Владыка ещё больше смутился, мило покраснел и пояснил, как иногда кротко объясняют не в меру расшалившимся детям, что нельзя вызывать Святой Дух в дом, где живут не по христианским обычаям и законам. Моя жена была очень разочарована, что такой во всех отношениях интересный и обходительный мужчина отказал ей в такой безделице, что в некотором роде ущемляло её достоинство как гостеприимной хозяйки и хорошенькой женщины. Но, впрочем, не подала виду.

Потом все прощались, целовали друг друга в щёки, а владыко в руку, прося благословения, которого, как я понял, мы с женой всё равно не заслужили. Потом мы махали вслед уезжающим машинам. Потом убирали со стола и мыли посуду. Потом сели, обнявшись, на диван и стали смотреть телевизор.
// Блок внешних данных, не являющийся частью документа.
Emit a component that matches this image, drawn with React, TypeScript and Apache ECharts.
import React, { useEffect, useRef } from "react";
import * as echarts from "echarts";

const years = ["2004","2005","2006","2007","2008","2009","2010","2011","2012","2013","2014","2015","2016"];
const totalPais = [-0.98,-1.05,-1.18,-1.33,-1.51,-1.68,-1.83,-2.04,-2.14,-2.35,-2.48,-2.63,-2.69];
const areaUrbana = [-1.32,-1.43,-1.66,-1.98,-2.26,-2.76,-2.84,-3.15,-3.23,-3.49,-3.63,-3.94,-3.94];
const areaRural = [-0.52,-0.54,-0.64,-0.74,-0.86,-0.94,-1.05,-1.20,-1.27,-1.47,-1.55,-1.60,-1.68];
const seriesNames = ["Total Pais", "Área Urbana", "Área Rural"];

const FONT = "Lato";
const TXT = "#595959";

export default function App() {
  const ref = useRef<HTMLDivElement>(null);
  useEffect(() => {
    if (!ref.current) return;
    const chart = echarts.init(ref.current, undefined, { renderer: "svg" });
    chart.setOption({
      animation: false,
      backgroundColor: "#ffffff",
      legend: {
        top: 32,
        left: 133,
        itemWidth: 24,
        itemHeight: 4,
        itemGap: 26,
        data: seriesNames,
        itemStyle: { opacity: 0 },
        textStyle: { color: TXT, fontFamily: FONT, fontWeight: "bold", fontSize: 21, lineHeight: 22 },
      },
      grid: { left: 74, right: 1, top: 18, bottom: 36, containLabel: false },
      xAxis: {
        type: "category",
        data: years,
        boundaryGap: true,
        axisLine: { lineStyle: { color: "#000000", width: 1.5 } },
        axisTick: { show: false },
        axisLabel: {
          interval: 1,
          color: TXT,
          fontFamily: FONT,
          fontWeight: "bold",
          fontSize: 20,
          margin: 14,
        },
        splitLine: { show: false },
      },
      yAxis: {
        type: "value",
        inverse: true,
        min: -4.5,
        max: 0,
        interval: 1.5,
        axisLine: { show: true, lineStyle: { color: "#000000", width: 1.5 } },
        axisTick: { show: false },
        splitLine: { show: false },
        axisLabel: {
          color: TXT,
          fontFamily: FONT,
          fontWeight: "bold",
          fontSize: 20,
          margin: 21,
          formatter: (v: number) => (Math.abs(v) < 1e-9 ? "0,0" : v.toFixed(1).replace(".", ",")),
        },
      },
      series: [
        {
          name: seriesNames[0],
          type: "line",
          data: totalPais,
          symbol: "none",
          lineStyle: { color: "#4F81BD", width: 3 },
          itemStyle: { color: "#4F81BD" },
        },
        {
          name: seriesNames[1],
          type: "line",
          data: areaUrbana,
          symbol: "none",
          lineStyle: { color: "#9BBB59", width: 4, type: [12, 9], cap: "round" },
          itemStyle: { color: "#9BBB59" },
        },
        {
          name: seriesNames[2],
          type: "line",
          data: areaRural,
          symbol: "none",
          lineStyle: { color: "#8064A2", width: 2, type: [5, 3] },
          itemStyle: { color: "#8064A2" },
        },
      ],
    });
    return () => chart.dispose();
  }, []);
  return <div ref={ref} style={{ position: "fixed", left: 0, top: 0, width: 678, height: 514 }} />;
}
Я смотрел на экран и видел потуги разнообразных людей убедить нас, что то, что они показывают, есть реальная жизнь. Потом жена ушла говорить с кем-то по телефону, а я стал смотреть баскетбол.
 
Я следил за фигурками, бегающими по экрану, и думал о владыке. О том, что этот умный и красивый человек не только верит, но и точно знает, что через него Святой Дух нисходит на землю. Что он, обыкновенный человек во плоти, постоянно общается со сверхчеловеческим, реально и почти осязаемо существующим для него и вокруг него. Что знание и ощущение этого дают ему возможность побеждать свои слабости и желания и жить аскетической жизнью среди людей, почти не сожалея о человеческих радостях и утехах, о том, что никогда он не увидит своих детей, никогда не будет, всматриваясь в детское личико, узнавать в нём черты своих родных, своей любимой женщины или, наконец, самого себя. Что никогда он не создаст книги, картины или музыки не связанной с религиозными канонами, представлениями и уставами. Что никогда его избранница не обнимет его, пылая страстью, может быть, греховной, но такой прекрасной и всепобеждающей…
 
Но зато каждый день прилюдно или в одиночестве он будет обращаться ко Всевышнему, молиться ему по давно заведённому распорядку и давно записанными словами, вкладывая в них всю свою душу, всю свою суть, свершая ежедневный подвиг отречения от суетной жизни во имя людей и Веры. Будет он, наверно, молиться и за меня, и за мою жену, втайне удивляясь нашему наивному неверию, как, впрочем, и за многих многих других людей, сильных и слабых. И, главное, он всегда, всю свою жизнь до последнего вздоха будет знать для чего появился на этот свет и для чего прожил каждый день, каждый миг своей жизни.

Да укрепит Господь твою душу, счастливый человек!